Why Writers Willingly Die

Four Facts:

   1. On Friday, September 12th, 2008, David Foster Wallace hung himself in his home in Claremont, California.
   2. I immediately recognized his name flashed on the TV screen over the weekend.
   3. I own a copy of his first novel, The Broom of the System, which he wrote in 1987.
   4. I have never read any of his writing but I still miss his being with us.

The Truth:

In 1958, before Mr. Wallace was born, I turned a short story that had appeared in Playboy into a play.  I then created a prompt book of the play containing blocking, lighting, and sound effects, cast the play, and directed the play which was performed for my peers in a little theater in the basement of a building located on the University of Denver campus.  Dr. Campton Bell, the dean of the theater department, called me into his office and asked me for a copy of the play, saying it was the best adaptation that he had seen in his 25 years of teaching.

The Connection:

I believe from my youthful experiences that I had talent to become a writer.  I just didn’t have the formula.  And I was too young to know that any piece of writing is the formula and, once used, is no longer of any value to the writer.  That includes what I am writing at the moment.

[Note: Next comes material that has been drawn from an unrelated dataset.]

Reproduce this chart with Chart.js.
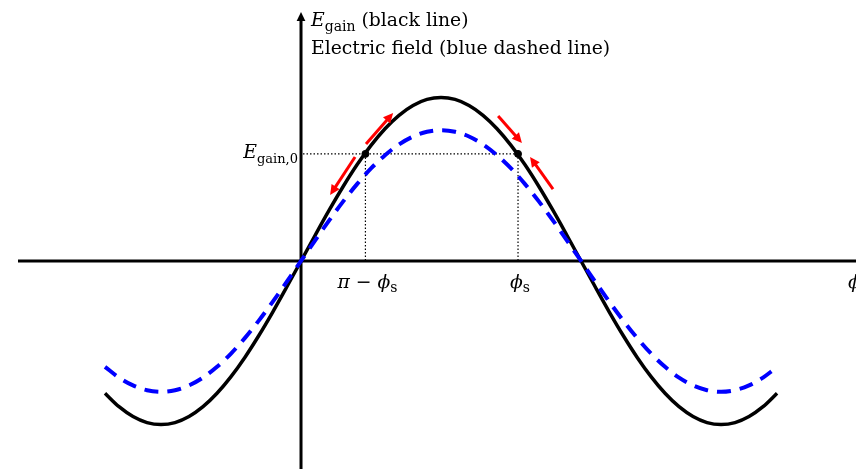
<!DOCTYPE html>
<html>
<head>
<meta charset="utf-8">
<script src="https://cdn.jsdelivr.net/npm/chart.js@4"></script>
<style>
  html, body { margin: 0; padding: 0; background: #fff; }
  #wrap { width: 856px; height: 469px; }
</style>
</head>
<body>
<div id="wrap"><canvas id="chart" width="856" height="469"></canvas></div>
<script>
// phase in units of pi, amplitude normalised to the peak energy gain
const phase = [-0.70, -0.65, -0.60, -0.55, -0.50, -0.45, -0.40, -0.35, -0.30, -0.25,
               -0.20, -0.15, -0.10, -0.05, 0, 0.05, 0.10, 0.15, 0.20, 0.25,
               0.30, 0.35, 0.40, 0.45, 0.50, 0.55, 0.60, 0.65, 0.70, 0.75,
               0.80, 0.85, 0.90, 0.95, 1.00, 1.05, 1.10, 1.15, 1.20, 1.25,
               1.30, 1.35, 1.40, 1.45, 1.50, 1.55, 1.60, 1.65, 1.70];
const gain = [-0.809, -0.891, -0.951, -0.988, -1.000, -0.988, -0.951, -0.891, -0.809, -0.707,
              -0.588, -0.454, -0.309, -0.156, 0, 0.156, 0.309, 0.454, 0.588, 0.707,
              0.809, 0.891, 0.951, 0.988, 1.000, 0.988, 0.951, 0.891, 0.809, 0.707,
              0.588, 0.454, 0.309, 0.156, 0, -0.156, -0.309, -0.454, -0.588, -0.707,
              -0.809, -0.891, -0.951, -0.988, -1.000, -0.988, -0.951, -0.891, -0.809];
const fieldPhase = [-0.70, -0.65, -0.60, -0.55, -0.50, -0.45, -0.40, -0.35, -0.30, -0.25,
                    -0.20, -0.15, -0.10, -0.05, 0, 0.05, 0.10, 0.15, 0.20, 0.25,
                    0.30, 0.35, 0.40, 0.45, 0.50, 0.55, 0.60, 0.65, 0.70, 0.75,
                    0.80, 0.85, 0.90, 0.95, 1.00, 1.05, 1.10, 1.15, 1.20, 1.25,
                    1.30, 1.35, 1.40, 1.45, 1.50, 1.55, 1.60, 1.65, 1.68];
const field = [-0.647, -0.713, -0.761, -0.790, -0.800, -0.790, -0.761, -0.713, -0.647, -0.566,
               -0.470, -0.363, -0.247, -0.125, 0, 0.125, 0.247, 0.363, 0.470, 0.566,
               0.647, 0.713, 0.761, 0.790, 0.800, 0.790, 0.761, 0.713, 0.647, 0.566,
               0.470, 0.363, 0.247, 0.125, 0, -0.125, -0.247, -0.363, -0.470, -0.566,
               -0.647, -0.713, -0.761, -0.790, -0.800, -0.790, -0.761, -0.713, -0.675];

// synchronous phases (pi - phi_s and phi_s) and the gain there
const syncPhase = [0.23, 0.775];
const syncGain = [0.655, 0.655];

// red arrows showing the phase drift: [x0, y0, x1, y1], head at the end
const arrows = [
  [0.232, 0.716, 0.329, 0.905],
  [0.193, 0.636, 0.104, 0.404],
  [0.704, 0.887, 0.789, 0.722],
  [0.900, 0.440, 0.818, 0.636]
];

const serif = '"DejaVu Serif", serif';

function richText(ctx, x, y, parts, align) {
  // parts: [text, font, dy]
  let w = 0;
  parts.forEach(p => { ctx.font = p[1]; w += ctx.measureText(p[0]).width; });
  let cx = align === 'right' ? x - w : align === 'center' ? x - w / 2 : x;
  ctx.textAlign = 'left';
  ctx.textBaseline = 'alphabetic';
  parts.forEach(p => {
    ctx.font = p[1];
    ctx.fillText(p[0], cx, y + (p[2] || 0));
    cx += ctx.measureText(p[0]).width;
  });
}

function arrowHead(ctx, x0, y0, x1, y1, size) {
  const a = Math.atan2(y1 - y0, x1 - x0);
  ctx.beginPath();
  ctx.moveTo(x1, y1);
  ctx.lineTo(x1 - size * Math.cos(a - 0.45), y1 - size * Math.sin(a - 0.45));
  ctx.lineTo(x1 - size * Math.cos(a + 0.45), y1 - size * Math.sin(a + 0.45));
  ctx.closePath();
  ctx.fill();
}

const decorations = {
  id: 'decorations',
  beforeDatasetsDraw(chart) {
    const ctx = chart.ctx;
    const xs = chart.scales.x, ys = chart.scales.y;
    const x0 = xs.getPixelForValue(0), y0 = ys.getPixelForValue(0);
    ctx.save();
    // axes
    ctx.strokeStyle = '#000';
    ctx.lineWidth = 3;
    ctx.beginPath();
    ctx.moveTo(18, y0); ctx.lineTo(chart.width, y0);
    ctx.moveTo(x0, chart.height); ctx.lineTo(x0, 20);
    ctx.stroke();
    ctx.fillStyle = '#000';
    arrowHead(ctx, x0, 40, x0, 12, 10);

    // dotted guides to the synchronous points
    ctx.lineWidth = 1.2;
    ctx.setLineDash([1.5, 2]);
    const ye = ys.getPixelForValue(syncGain[0]);
    ctx.beginPath();
    ctx.moveTo(x0 + 2, ye); ctx.lineTo(xs.getPixelForValue(syncPhase[1]), ye);
    syncPhase.forEach(p => {
      const px = xs.getPixelForValue(p);
      ctx.moveTo(px, ye); ctx.lineTo(px, y0);
    });
    ctx.stroke();
    ctx.restore();
  },
  afterDatasetsDraw(chart) {
    const ctx = chart.ctx;
    const xs = chart.scales.x, ys = chart.scales.y;
    const x0 = xs.getPixelForValue(0);
    ctx.save();
    // red drift arrows
    ctx.strokeStyle = '#ff0000';
    ctx.fillStyle = '#ff0000';
    ctx.lineWidth = 3;
    arrows.forEach(a => {
      const ax = xs.getPixelForValue(a[0]), ay = ys.getPixelForValue(a[1]);
      const bx = xs.getPixelForValue(a[2]), by = ys.getPixelForValue(a[3]);
      const ang = Math.atan2(by - ay, bx - ax);
      ctx.beginPath();
      ctx.moveTo(ax, ay);
      ctx.lineTo(bx - 7 * Math.cos(ang), by - 7 * Math.sin(ang));
      ctx.stroke();
      arrowHead(ctx, ax, ay, bx, by, 11);
    });

    // labels
    ctx.fillStyle = '#000';
    const it = 'italic 18.8px ' + serif, rm = '18.8px ' + serif, sub = '14px ' + serif;
    richText(ctx, x0 + 10, 26, [['E', it], ['gain', sub, 5], [' (black line)', rm]], 'left');
    richText(ctx, x0 + 10, 54, [['Electric field (blue dashed line)', rm]], 'left');
    richText(ctx, x0 - 3, 158, [['E', it], ['gain,0', '13px ' + serif, 5]], 'right');
    richText(ctx, xs.getPixelForValue(syncPhase[0]) + 2, 288,
      [['\u03c0 \u2212 ', it], ['\u03d5', it], ['s', sub, 4]], 'center');
    richText(ctx, xs.getPixelForValue(syncPhase[1]) + 2, 288,
      [['\u03d5', it], ['s', sub, 4]], 'center');
    richText(ctx, chart.width - 8, 288, [['\u03d5', it]], 'left');
    ctx.restore();
  }
};

const toXY = (xsArr, ysArr) => xsArr.map((x, i) => ({ x: x, y: ysArr[i] }));

new Chart(document.getElementById('chart'), {
  type: 'scatter',
  data: {
    datasets: [
      {
        data: toXY(fieldPhase, field),
        showLine: true,
        borderColor: '#0000ff',
        borderWidth: 4,
        borderDash: [14, 9],
        cubicInterpolationMode: 'monotone',
        pointRadius: 0
      },
      {
        data: toXY(phase, gain),
        showLine: true,
        borderColor: '#000',
        borderWidth: 3.5,
        cubicInterpolationMode: 'monotone',
        pointRadius: 0
      },
      {
        data: toXY(syncPhase, syncGain),
        showLine: false,
        pointRadius: 3.5,
        pointBackgroundColor: '#000',
        pointBorderColor: '#000'
      }
    ]
  },
  options: {
    responsive: false,
    animation: false,
    layout: { padding: 0, autoPadding: false },
    plugins: { legend: { display: false }, tooltip: { enabled: false } },
    scales: {
      x: { type: 'linear', display: false, min: -1.075, max: 1.982 },
      y: { type: 'linear', display: false, min: -1.272, max: 1.596 }
    }
  },
  plugins: [decorations]
});
</script>
</body>
</html>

 Artists have formulas.  Thomas Kinkaid has a formula.  So did Warhol, Picasso, Dali, Vargas, and most of the other painters of the 20th century.  They also had last names that people remember.  Writers, Mr. Wallace included, had neither a formula nor a last name that was known other than by his peers.  And also to people like me who spent way too many useful hours digging through used bookstores, most of which no longer exist thanks to the Internet.

The Wrap-Up:

I don’t remember when but I know that one day I realized, after reading piles of how-to-write books, that there are no soft landings for writers.  They write what they must write, send it out, only to end up staring directly into the abyss of another blank page or, in our present age, a blank computer screen.

 A local newspaper had a contest for wannabe writers.  It ended yesterday.  The winner would be published and awarded $500.  Old habits are hard to shake.  I made notes and, finally about a week ago, the nucleus of a story began to form.  It was not a story I was interested in writing.  So I started it and, without giving up, voluntarily stopped writing it.

 I believe that poets and writers all too often give up when they realize that their ideas are gone and new ones are not worth going after.  I’ve gotten to the point that I realize that I can’t write something new until I forget all the old stuff I’ve written.  But it takes a long time to get there and some give up along the way.